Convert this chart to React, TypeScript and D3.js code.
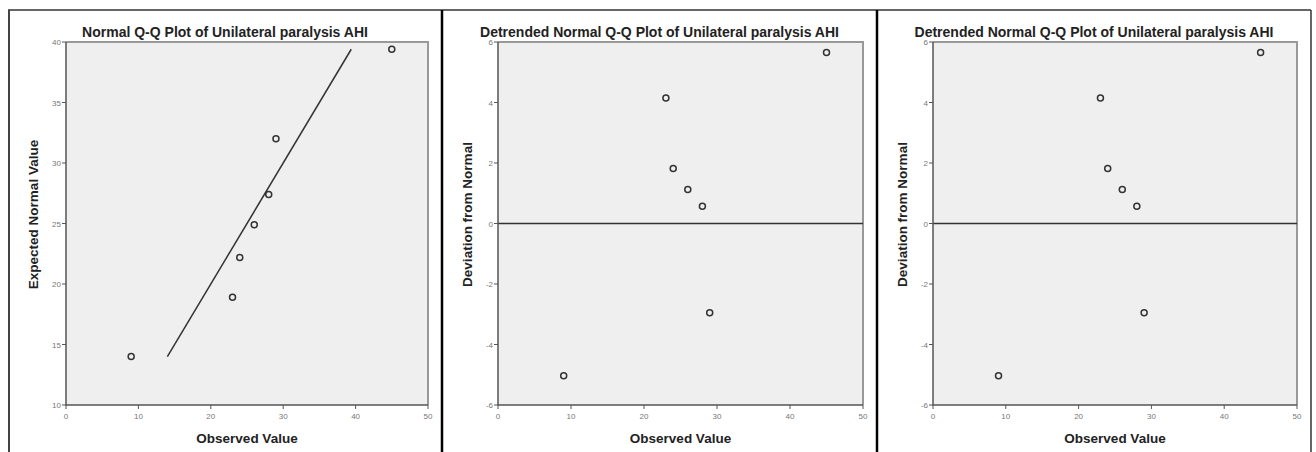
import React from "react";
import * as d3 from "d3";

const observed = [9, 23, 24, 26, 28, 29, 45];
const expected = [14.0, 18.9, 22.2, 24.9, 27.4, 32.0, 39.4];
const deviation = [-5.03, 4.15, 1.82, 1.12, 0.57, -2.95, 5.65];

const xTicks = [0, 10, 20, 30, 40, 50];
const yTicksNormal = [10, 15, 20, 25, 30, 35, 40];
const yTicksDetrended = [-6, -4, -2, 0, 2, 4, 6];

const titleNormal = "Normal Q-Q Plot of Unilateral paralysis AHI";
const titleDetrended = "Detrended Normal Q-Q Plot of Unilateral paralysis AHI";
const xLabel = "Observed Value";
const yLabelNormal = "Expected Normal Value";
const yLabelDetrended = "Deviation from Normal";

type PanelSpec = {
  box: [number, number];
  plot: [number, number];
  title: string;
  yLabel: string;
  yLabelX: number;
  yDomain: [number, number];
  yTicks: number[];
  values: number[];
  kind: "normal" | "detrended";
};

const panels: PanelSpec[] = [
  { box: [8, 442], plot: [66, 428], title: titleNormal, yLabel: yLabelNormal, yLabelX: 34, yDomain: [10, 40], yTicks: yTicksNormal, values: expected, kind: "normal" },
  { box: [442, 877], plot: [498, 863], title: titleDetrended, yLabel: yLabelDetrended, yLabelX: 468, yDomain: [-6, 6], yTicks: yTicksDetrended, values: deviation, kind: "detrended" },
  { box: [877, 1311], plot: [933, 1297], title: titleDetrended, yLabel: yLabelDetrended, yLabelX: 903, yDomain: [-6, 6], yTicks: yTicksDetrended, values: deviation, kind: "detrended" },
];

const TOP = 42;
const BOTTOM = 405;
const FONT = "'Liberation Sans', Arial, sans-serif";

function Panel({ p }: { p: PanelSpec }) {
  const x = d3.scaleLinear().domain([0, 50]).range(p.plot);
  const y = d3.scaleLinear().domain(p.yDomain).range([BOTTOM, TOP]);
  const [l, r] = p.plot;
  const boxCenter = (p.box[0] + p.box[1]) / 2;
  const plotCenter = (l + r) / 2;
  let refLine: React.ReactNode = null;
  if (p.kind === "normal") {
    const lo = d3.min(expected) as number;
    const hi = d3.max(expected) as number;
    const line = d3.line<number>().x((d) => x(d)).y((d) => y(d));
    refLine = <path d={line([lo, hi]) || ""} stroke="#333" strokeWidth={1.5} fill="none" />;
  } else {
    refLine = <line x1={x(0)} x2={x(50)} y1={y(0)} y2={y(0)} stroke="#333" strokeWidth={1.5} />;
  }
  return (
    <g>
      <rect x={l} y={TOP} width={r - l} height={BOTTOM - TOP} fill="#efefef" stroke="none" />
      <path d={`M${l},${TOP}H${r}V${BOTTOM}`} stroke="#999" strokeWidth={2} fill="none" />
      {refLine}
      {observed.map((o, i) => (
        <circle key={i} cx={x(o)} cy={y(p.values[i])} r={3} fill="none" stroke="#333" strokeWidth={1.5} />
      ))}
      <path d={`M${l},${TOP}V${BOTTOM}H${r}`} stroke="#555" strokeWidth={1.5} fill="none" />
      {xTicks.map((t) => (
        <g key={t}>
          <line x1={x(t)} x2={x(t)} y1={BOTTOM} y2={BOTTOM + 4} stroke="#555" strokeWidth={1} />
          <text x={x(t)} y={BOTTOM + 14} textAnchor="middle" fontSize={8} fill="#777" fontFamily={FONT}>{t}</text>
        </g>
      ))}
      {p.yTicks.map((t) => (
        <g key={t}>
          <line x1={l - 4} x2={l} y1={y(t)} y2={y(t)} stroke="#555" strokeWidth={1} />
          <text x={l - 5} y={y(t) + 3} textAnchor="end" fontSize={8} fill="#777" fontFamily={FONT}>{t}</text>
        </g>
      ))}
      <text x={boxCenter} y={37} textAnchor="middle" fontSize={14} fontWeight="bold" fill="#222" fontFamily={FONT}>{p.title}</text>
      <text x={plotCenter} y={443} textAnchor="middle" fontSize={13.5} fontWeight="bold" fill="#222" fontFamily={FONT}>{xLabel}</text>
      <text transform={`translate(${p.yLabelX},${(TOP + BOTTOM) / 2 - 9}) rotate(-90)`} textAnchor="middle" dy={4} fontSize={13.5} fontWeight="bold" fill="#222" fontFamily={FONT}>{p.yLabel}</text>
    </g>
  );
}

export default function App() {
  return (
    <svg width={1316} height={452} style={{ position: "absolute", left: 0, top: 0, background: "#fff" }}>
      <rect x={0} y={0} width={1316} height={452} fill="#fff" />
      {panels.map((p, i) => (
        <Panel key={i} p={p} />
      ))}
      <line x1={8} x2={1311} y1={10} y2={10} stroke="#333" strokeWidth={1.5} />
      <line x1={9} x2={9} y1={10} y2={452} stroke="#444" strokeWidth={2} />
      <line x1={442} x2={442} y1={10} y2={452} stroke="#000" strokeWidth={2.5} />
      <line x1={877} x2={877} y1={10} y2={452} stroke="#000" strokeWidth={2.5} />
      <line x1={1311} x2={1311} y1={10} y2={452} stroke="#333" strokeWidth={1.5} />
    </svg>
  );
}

=-=-=

▸ What the exercise asks:
Give every line above again exactly, with no pictures.

▸ Exercise output:
Convert this chart to React, TypeScript and D3.js code.
import React from "react";
import * as d3 from "d3";

const observed = [9, 23, 24, 26, 28, 29, 45];
const expected = [14.0, 18.9, 22.2, 24.9, 27.4, 32.0, 39.4];
const deviation = [-5.03, 4.15, 1.82, 1.12, 0.57, -2.95, 5.65];

const xTicks = [0, 10, 20, 30, 40, 50];
const yTicksNormal = [10, 15, 20, 25, 30, 35, 40];
const yTicksDetrended = [-6, -4, -2, 0, 2, 4, 6];

const titleNormal = "Normal Q-Q Plot of Unilateral paralysis AHI";
const titleDetrended = "Detrended Normal Q-Q Plot of Unilateral paralysis AHI";
const xLabel = "Observed Value";
const yLabelNormal = "Expected Normal Value";
const yLabelDetrended = "Deviation from Normal";

type PanelSpec = {
  box: [number, number];
  plot: [number, number];
  title: string;
  yLabel: string;
  yLabelX: number;
  yDomain: [number, number];
  yTicks: number[];
  values: number[];
  kind: "normal" | "detrended";
};

const panels: PanelSpec[] = [
  { box: [8, 442], plot: [66, 428], title: titleNormal, yLabel: yLabelNormal, yLabelX: 34, yDomain: [10, 40], yTicks: yTicksNormal, values: expected, kind: "normal" },
  { box: [442, 877], plot: [498, 863], title: titleDetrended, yLabel: yLabelDetrended, yLabelX: 468, yDomain: [-6, 6], yTicks: yTicksDetrended, values: deviation, kind: "detrended" },
  { box: [877, 1311], plot: [933, 1297], title: titleDetrended, yLabel: yLabelDetrended, yLabelX: 903, yDomain: [-6, 6], yTicks: yTicksDetrended, values: deviation, kind: "detrended" },
];

const TOP = 42;
const BOTTOM = 405;
const FONT = "'Liberation Sans', Arial, sans-serif";

function Panel({ p }: { p: PanelSpec }) {
  const x = d3.scaleLinear().domain([0, 50]).range(p.plot);
  const y = d3.scaleLinear().domain(p.yDomain).range([BOTTOM, TOP]);
  const [l, r] = p.plot;
  const boxCenter = (p.box[0] + p.box[1]) / 2;
  const plotCenter = (l + r) / 2;
  let refLine: React.ReactNode = null;
  if (p.kind === "normal") {
    const lo = d3.min(expected) as number;
    const hi = d3.max(expected) as number;
    const line = d3.line<number>().x((d) => x(d)).y((d) => y(d));
    refLine = <path d={line([lo, hi]) || ""} stroke="#333" strokeWidth={1.5} fill="none" />;
  } else {
    refLine = <line x1={x(0)} x2={x(50)} y1={y(0)} y2={y(0)} stroke="#333" strokeWidth={1.5} />;
  }
  return (
    <g>
      <rect x={l} y={TOP} width={r - l} height={BOTTOM - TOP} fill="#efefef" stroke="none" />
      <path d={`M${l},${TOP}H${r}V${BOTTOM}`} stroke="#999" strokeWidth={2} fill="none" />
      {refLine}
      {observed.map((o, i) => (
        <circle key={i} cx={x(o)} cy={y(p.values[i])} r={3} fill="none" stroke="#333" strokeWidth={1.5} />
      ))}
      <path d={`M${l},${TOP}V${BOTTOM}H${r}`} stroke="#555" strokeWidth={1.5} fill="none" />
      {xTicks.map((t) => (
        <g key={t}>
          <line x1={x(t)} x2={x(t)} y1={BOTTOM} y2={BOTTOM + 4} stroke="#555" strokeWidth={1} />
          <text x={x(t)} y={BOTTOM + 14} textAnchor="middle" fontSize={8} fill="#777" fontFamily={FONT}>{t}</text>
        </g>
      ))}
      {p.yTicks.map((t) => (
        <g key={t}>
          <line x1={l - 4} x2={l} y1={y(t)} y2={y(t)} stroke="#555" strokeWidth={1} />
          <text x={l - 5} y={y(t) + 3} textAnchor="end" fontSize={8} fill="#777" fontFamily={FONT}>{t}</text>
        </g>
      ))}
      <text x={boxCenter} y={37} textAnchor="middle" fontSize={14} fontWeight="bold" fill="#222" fontFamily={FONT}>{p.title}</text>
      <text x={plotCenter} y={443} textAnchor="middle" fontSize={13.5} fontWeight="bold" fill="#222" fontFamily={FONT}>{xLabel}</text>
      <text transform={`translate(${p.yLabelX},${(TOP + BOTTOM) / 2 - 9}) rotate(-90)`} textAnchor="middle" dy={4} fontSize={13.5} fontWeight="bold" fill="#222" fontFamily={FONT}>{p.yLabel}</text>
    </g>
  );
}

export default function App() {
  return (
    <svg width={1316} height={452} style={{ position: "absolute", left: 0, top: 0, background: "#fff" }}>
      <rect x={0} y={0} width={1316} height={452} fill="#fff" />
      {panels.map((p, i) => (
        <Panel key={i} p={p} />
      ))}
      <line x1={8} x2={1311} y1={10} y2={10} stroke="#333" strokeWidth={1.5} />
      <line x1={9} x2={9} y1={10} y2={452} stroke="#444" strokeWidth={2} />
      <line x1={442} x2={442} y1={10} y2={452} stroke="#000" strokeWidth={2.5} />
      <line x1={877} x2={877} y1={10} y2={452} stroke="#000" strokeWidth={2.5} />
      <line x1={1311} x2={1311} y1={10} y2={452} stroke="#333" strokeWidth={1.5} />
    </svg>
  );
}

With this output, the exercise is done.